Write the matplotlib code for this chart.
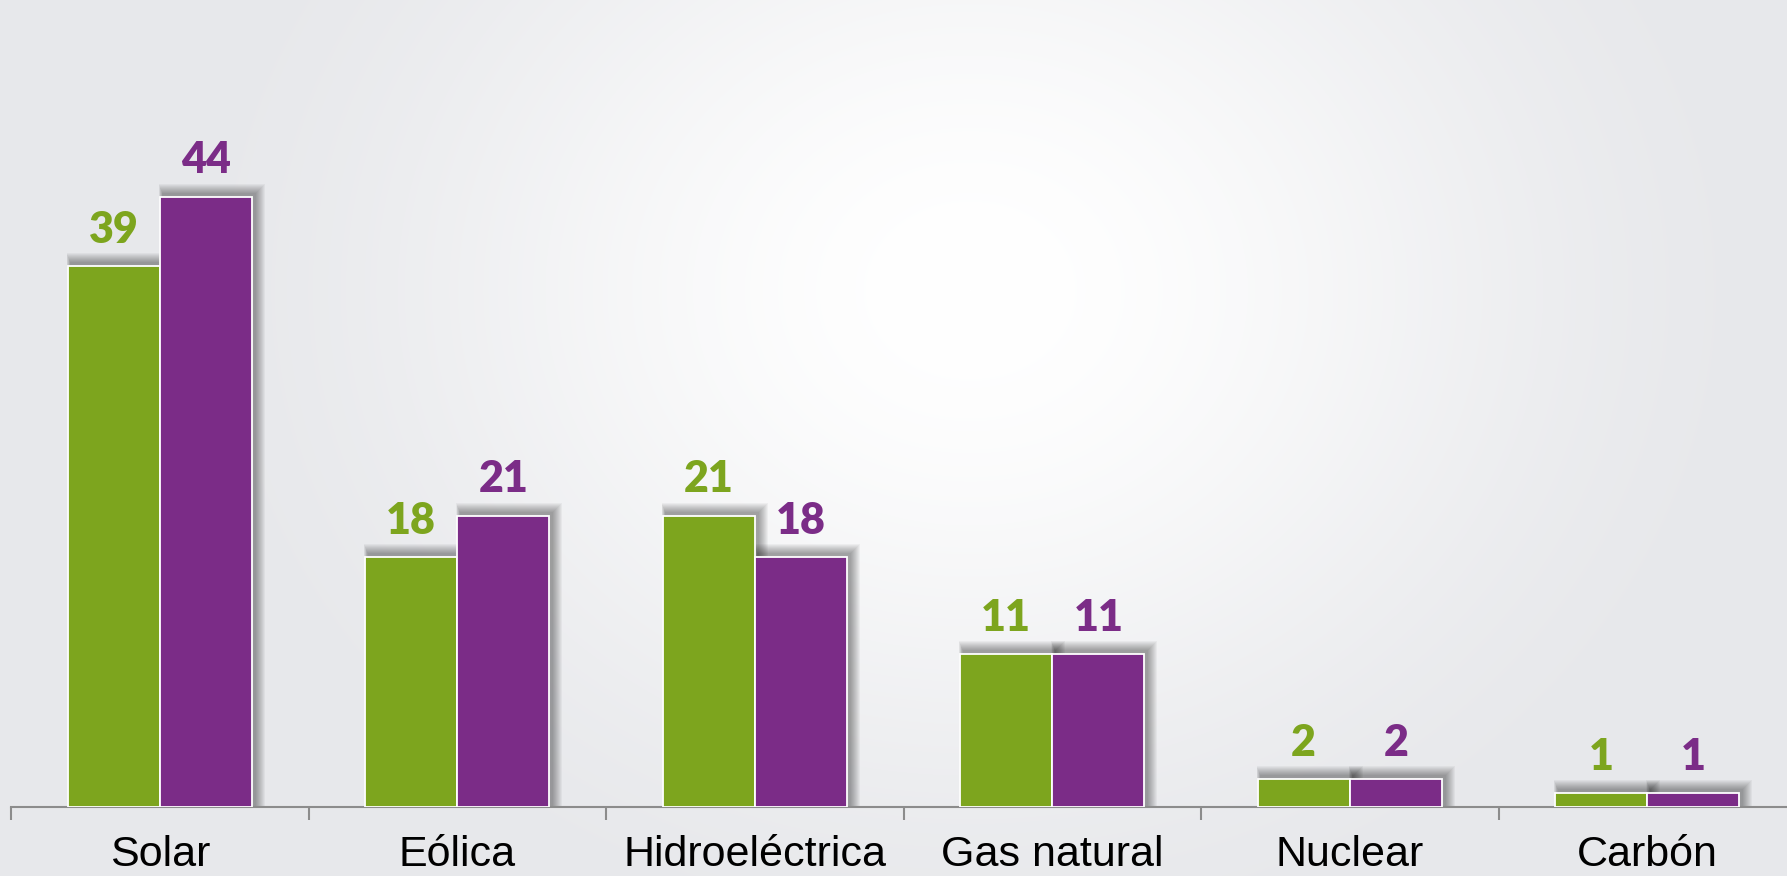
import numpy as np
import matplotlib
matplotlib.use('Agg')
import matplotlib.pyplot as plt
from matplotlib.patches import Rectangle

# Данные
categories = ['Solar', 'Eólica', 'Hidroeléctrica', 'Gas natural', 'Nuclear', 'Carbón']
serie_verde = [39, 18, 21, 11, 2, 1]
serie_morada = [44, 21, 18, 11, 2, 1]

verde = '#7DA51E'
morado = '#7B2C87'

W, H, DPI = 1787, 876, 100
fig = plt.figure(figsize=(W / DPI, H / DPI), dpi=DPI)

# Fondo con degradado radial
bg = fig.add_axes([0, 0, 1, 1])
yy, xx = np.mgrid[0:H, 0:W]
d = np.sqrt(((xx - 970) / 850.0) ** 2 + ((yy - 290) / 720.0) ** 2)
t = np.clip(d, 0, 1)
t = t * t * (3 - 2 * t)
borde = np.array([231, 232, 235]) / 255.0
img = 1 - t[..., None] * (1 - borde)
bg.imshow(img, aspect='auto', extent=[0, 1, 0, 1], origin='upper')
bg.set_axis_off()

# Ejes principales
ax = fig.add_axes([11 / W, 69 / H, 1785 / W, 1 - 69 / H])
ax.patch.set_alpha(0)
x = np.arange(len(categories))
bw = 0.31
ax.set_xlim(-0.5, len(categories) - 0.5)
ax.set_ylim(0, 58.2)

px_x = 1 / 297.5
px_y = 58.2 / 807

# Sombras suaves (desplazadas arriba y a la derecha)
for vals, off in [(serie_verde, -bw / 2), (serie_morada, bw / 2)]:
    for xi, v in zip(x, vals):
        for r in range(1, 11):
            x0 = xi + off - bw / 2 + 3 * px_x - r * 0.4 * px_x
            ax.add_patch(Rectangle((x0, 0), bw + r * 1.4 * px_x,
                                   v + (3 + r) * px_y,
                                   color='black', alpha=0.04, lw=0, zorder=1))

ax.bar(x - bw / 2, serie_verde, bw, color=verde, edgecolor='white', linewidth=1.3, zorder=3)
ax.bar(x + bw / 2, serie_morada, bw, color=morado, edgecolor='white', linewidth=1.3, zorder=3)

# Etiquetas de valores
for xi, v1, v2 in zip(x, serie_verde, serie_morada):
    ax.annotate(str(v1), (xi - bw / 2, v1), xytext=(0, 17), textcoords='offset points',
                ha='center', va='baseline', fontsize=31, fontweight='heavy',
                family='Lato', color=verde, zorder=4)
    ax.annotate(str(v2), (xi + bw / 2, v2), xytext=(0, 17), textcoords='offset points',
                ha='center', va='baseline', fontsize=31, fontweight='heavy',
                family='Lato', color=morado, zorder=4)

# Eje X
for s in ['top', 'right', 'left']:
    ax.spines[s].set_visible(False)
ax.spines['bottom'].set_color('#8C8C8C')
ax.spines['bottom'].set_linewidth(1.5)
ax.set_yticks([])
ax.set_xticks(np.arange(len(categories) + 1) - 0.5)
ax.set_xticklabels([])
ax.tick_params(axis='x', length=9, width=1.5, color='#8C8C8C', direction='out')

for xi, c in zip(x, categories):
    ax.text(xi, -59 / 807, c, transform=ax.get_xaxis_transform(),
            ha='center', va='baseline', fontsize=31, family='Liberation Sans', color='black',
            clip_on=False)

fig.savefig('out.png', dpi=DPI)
----
__Exercise goal__
Repeat the material exactly as it reads, without any of its pictures.

__In response__
Write the matplotlib code for this chart.
import numpy as np
import matplotlib
matplotlib.use('Agg')
import matplotlib.pyplot as plt
from matplotlib.patches import Rectangle

# Данные
categories = ['Solar', 'Eólica', 'Hidroeléctrica', 'Gas natural', 'Nuclear', 'Carbón']
serie_verde = [39, 18, 21, 11, 2, 1]
serie_morada = [44, 21, 18, 11, 2, 1]

verde = '#7DA51E'
morado = '#7B2C87'

W, H, DPI = 1787, 876, 100
fig = plt.figure(figsize=(W / DPI, H / DPI), dpi=DPI)

# Fondo con degradado radial
bg = fig.add_axes([0, 0, 1, 1])
yy, xx = np.mgrid[0:H, 0:W]
d = np.sqrt(((xx - 970) / 850.0) ** 2 + ((yy - 290) / 720.0) ** 2)
t = np.clip(d, 0, 1)
t = t * t * (3 - 2 * t)
borde = np.array([231, 232, 235]) / 255.0
img = 1 - t[..., None] * (1 - borde)
bg.imshow(img, aspect='auto', extent=[0, 1, 0, 1], origin='upper')
bg.set_axis_off()

# Ejes principales
ax = fig.add_axes([11 / W, 69 / H, 1785 / W, 1 - 69 / H])
ax.patch.set_alpha(0)
x = np.arange(len(categories))
bw = 0.31
ax.set_xlim(-0.5, len(categories) - 0.5)
ax.set_ylim(0, 58.2)

px_x = 1 / 297.5
px_y = 58.2 / 807

# Sombras suaves (desplazadas arriba y a la derecha)
for vals, off in [(serie_verde, -bw / 2), (serie_morada, bw / 2)]:
    for xi, v in zip(x, vals):
        for r in range(1, 11):
            x0 = xi + off - bw / 2 + 3 * px_x - r * 0.4 * px_x
            ax.add_patch(Rectangle((x0, 0), bw + r * 1.4 * px_x,
                                   v + (3 + r) * px_y,
                                   color='black', alpha=0.04, lw=0, zorder=1))

ax.bar(x - bw / 2, serie_verde, bw, color=verde, edgecolor='white', linewidth=1.3, zorder=3)
ax.bar(x + bw / 2, serie_morada, bw, color=morado, edgecolor='white', linewidth=1.3, zorder=3)

# Etiquetas de valores
for xi, v1, v2 in zip(x, serie_verde, serie_morada):
    ax.annotate(str(v1), (xi - bw / 2, v1), xytext=(0, 17), textcoords='offset points',
                ha='center', va='baseline', fontsize=31, fontweight='heavy',
                family='Lato', color=verde, zorder=4)
    ax.annotate(str(v2), (xi + bw / 2, v2), xytext=(0, 17), textcoords='offset points',
                ha='center', va='baseline', fontsize=31, fontweight='heavy',
                family='Lato', color=morado, zorder=4)

# Eje X
for s in ['top', 'right', 'left']:
    ax.spines[s].set_visible(False)
ax.spines['bottom'].set_color('#8C8C8C')
ax.spines['bottom'].set_linewidth(1.5)
ax.set_yticks([])
ax.set_xticks(np.arange(len(categories) + 1) - 0.5)
ax.set_xticklabels([])
ax.tick_params(axis='x', length=9, width=1.5, color='#8C8C8C', direction='out')

for xi, c in zip(x, categories):
    ax.text(xi, -59 / 807, c, transform=ax.get_xaxis_transform(),
            ha='center', va='baseline', fontsize=31, family='Liberation Sans', color='black',
            clip_on=False)

fig.savefig('out.png', dpi=DPI)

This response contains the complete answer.